Just reread your comments here and I think you will see what I mean. (Acknowledging that I at times have also failed to qualify my opinions that therefore looked more all encompassing than I intended.)
0 Replies
 
cicerone imposter
 
  1  
Mon 9 Jun, 2008 10:31 am
I believe we're arguing about the word communism, because there have been so many interpretations of this one word. Communism is an economic system; doesn't necessarily mean the same as communist. It's a socialized system of government that has been practiced by most democratic systems of government. It isn't a) total control of the means of production, or b) communes practiced in Russia or China.

Social democrat comes pretty close to the correct definition; it's a form of government that provides its citizens with the necessary services in the interest of their own country. It includes universal health care, public schools, public libraries, public parks, and all forms of tax funded services to the masses - no matter what their income level.

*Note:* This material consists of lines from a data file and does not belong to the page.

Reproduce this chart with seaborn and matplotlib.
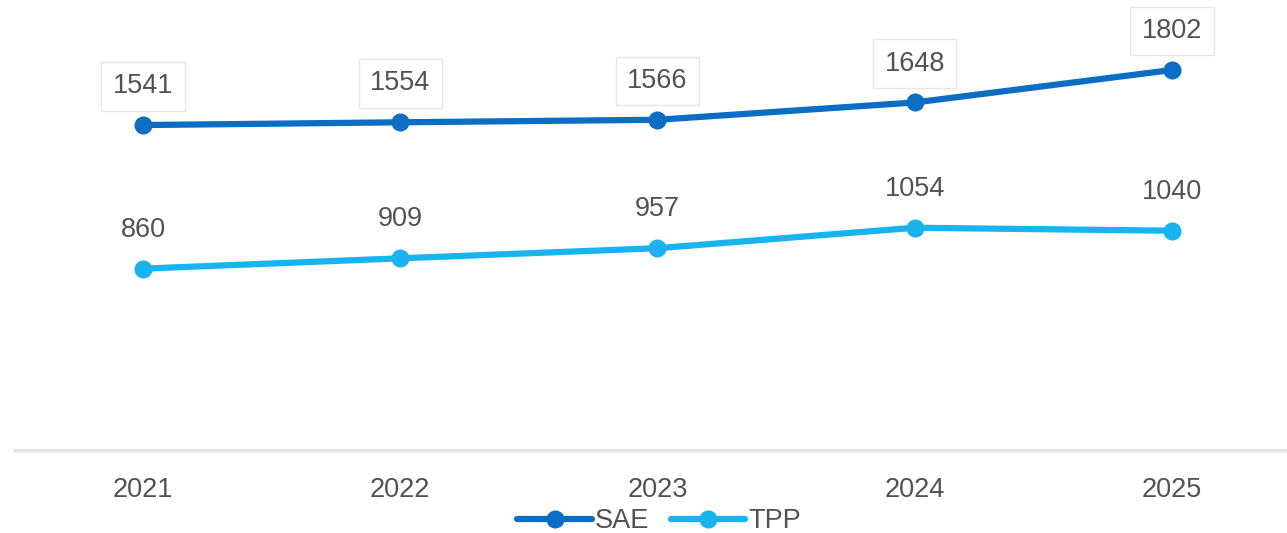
import matplotlib
matplotlib.use("Agg")
import matplotlib.pyplot as plt
import seaborn as sns
import pandas as pd
from matplotlib.lines import Line2D

# Yearly values for the two series
years = ["2021", "2022", "2023", "2024", "2025"]
sae = [1541, 1554, 1566, 1648, 1802]
tpp = [860, 909, 957, 1054, 1040]
series_names = ["SAE", "TPP"]
colors = {"SAE": "#0B6DC3", "TPP": "#19B3EF"}

df = pd.DataFrame({
    "year": years * 2,
    "value": sae + tpp,
    "series": ["SAE"] * len(years) + ["TPP"] * len(years),
})
df["x"] = list(range(len(years))) * 2

sns.set_theme(style="white")
plt.rcParams["font.family"] = ["Liberation Sans", "DejaVu Sans"]
text_color = "#525252"

fig = plt.figure(figsize=(12.87, 5.33), dpi=100)
ax = fig.add_axes([14.4 / 1287, 83 / 533, 1286.2 / 1287, 450 / 533])

sns.lineplot(data=df, x="x", y="value", hue="series", hue_order=series_names,
             palette=colors, linewidth=4.5, marker="o", markersize=13,
             markeredgewidth=0, legend=False, ax=ax, zorder=3)

ax.set_xlim(-0.5, 4.5)
ax.set_ylim(0, 2134)
ax.set_yticks([])
ax.set_xticks([])
for s in ax.spines.values():
    s.set_visible(False)
ax.set_xlabel("")
ax.set_ylabel("")

# baseline
ax.axhline(0, color="#E3E3E3", linewidth=2.2, clip_on=False, zorder=1)
ax.axhline(-10, color="#F4F4F4", linewidth=1.0, clip_on=False, zorder=1)

# year labels beneath the baseline
for i, yr in enumerate(years):
    ax.annotate(yr, (i, 0), xytext=(0, -28.8), textcoords="offset points",
                ha="center", va="center", fontsize=19.5, color=text_color,
                annotation_clip=False)

# value labels
for i, v in enumerate(sae):
    ax.annotate(str(v), (i, v), xytext=(0, 28), textcoords="offset points",
                ha="center", va="center", fontsize=19.5, color=text_color,
                bbox=dict(boxstyle="square,pad=0.42", fc="white",
                          ec="#E6E6E6", lw=1.0), zorder=4)
for i, v in enumerate(tpp):
    ax.annotate(str(v), (i, v), xytext=(0, 28), textcoords="offset points",
                ha="center", va="center", fontsize=19.5, color=text_color,
                zorder=4)

handles = [Line2D([0], [0], color=colors[n], lw=4.5, marker="o", markersize=13,
                  markeredgewidth=0) for n in series_names]
fig.legend(handles, series_names, loc="center",
           bbox_to_anchor=(659 / 1287, 1 - 521 / 533),
           ncol=2, frameon=False, fontsize=19.5, handlelength=2.75,
           handletextpad=0.1, columnspacing=0.8, labelcolor=text_color,
           borderpad=0.0)

fig.savefig("out.png", dpi=100)
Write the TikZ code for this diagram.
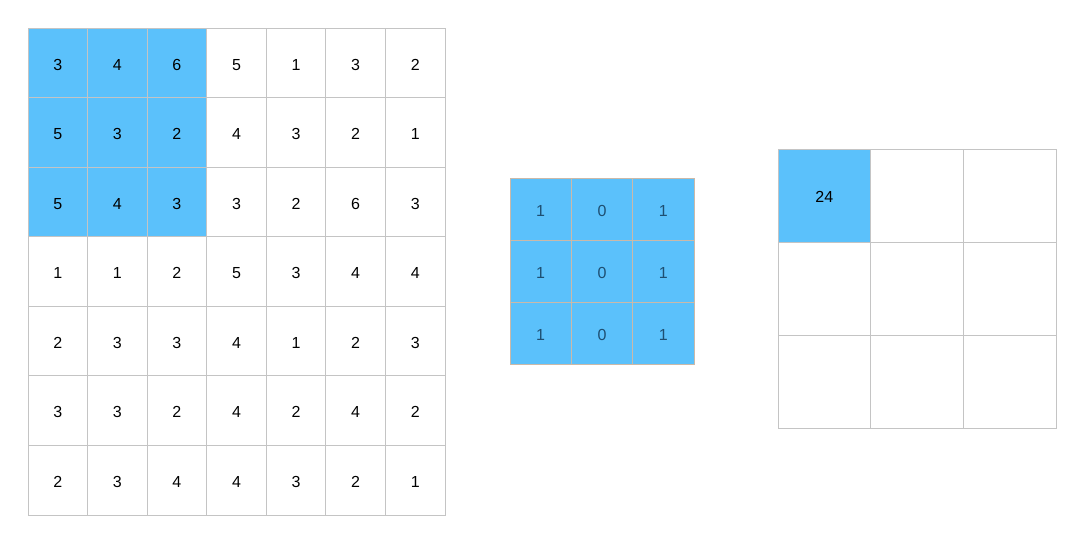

It's about the economic system that combines capitalism and socialism.
0 Replies
 
OCCOM BILL
 
  1  
Mon 9 Jun, 2008 10:54 am
CI, you have that backwards. Please read what Nimh has written here. Or read any authoritive source on the subject for that matter. It seems clear here the entire problem is definitional in nature, and I can't imagine how it could be made any clearer than what Nimh has done. You've mixed up socialism and communism and Deist for some reason wants to believe it's cool to say communism isn't bad. The simple, ugly, truth is; it is.